Universal Lifetime Insurance

Is this socialism? Well, no doubt. But it doesn’t undercut our present system. It just gives everyone a guarantee of something to look forward to


Here’s an idea which could create total happiness for everyone: Universal Lifetime Insurance.  And what is that?

First, let’s look at the reality of our society in the United States.  Some people are born into wealthy families and some into poor families.  Some are born with health problems from the time of birth and some are born into a lifetime of good health.  Some are lucky enough to get good jobs and some not.  Put it another way – much of what happens to you is plain, blind luck.  That’s why you need Universal Lifetime Insurance: to level out the playing field, and give the unlucky ones something so that they might have happier lives.

So what is this insurance?  It’s a guarantee that when you have worked all your life and are ready to retire, that you have enough money to have a happy retirement.

Where do you get this insurance?  You get it automatically when you are born in the United States.  It’s paid out of tax money and it goes to every natural born citizen (and every immigrant who becomes a citizen before the age of 18).  It goes into effect at the age of 65 (or the later age of your retirement).  The government calculates the income you need to have a happy retirement on and after the date of your retirement, given your savings and likely income from other sources.  If you won’t have enough for a happy retirement, the insurance makes up the difference.

How does the society pay for this insurance?  Through taxes, of course.  Enough money is put aside in national savings so that the insurance program will be able to function.  Simple enough.

Does this mean that a lot of people won’t save for retirement?  Well, sure.  That may happen.  But the taxes that support the insurance program are basically social savings.  You are paying for your own retirement because you are paying higher taxes.  And the wealthy are paying more so that the poor get a decent coverage.  What’s wrong with that?   

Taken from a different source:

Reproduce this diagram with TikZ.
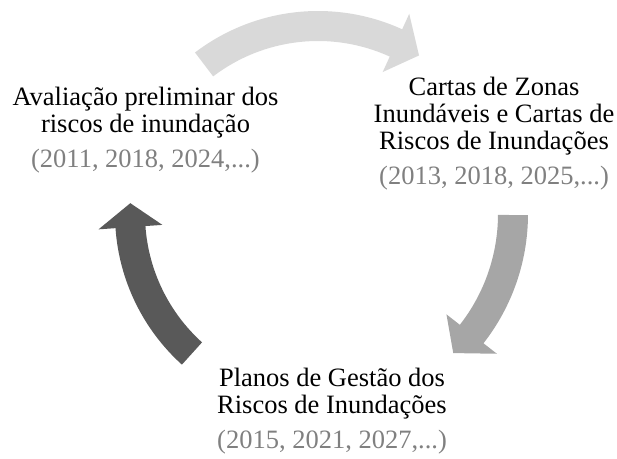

Is this socialism?  Well, no doubt.  But it doesn’t undercut our present system.  It just gives everyone a guarantee of something to look forward to.  It has no real impact on the rest of the economy.  It’s just a form of collective savings.  If the voters want the insurance program to be run by a government agency like the Tennessee Valley Authority, so be it.  The money comes from taxes, and the agency operates the distribution from and calculation of the insurance.  Since the insurance doesn’t go into effect until the payee reaches retirement age, it should have little impact on anything except senior citizens.  But that’s okay; the senior citizens deserve something to look forward to.  And their children won’t have to take care of them.  We can add a guarantee of medical coverage as part of the insurance, which means that Medicare is no longer needed as a separate program.  Overall, it may improve our American way of life very much.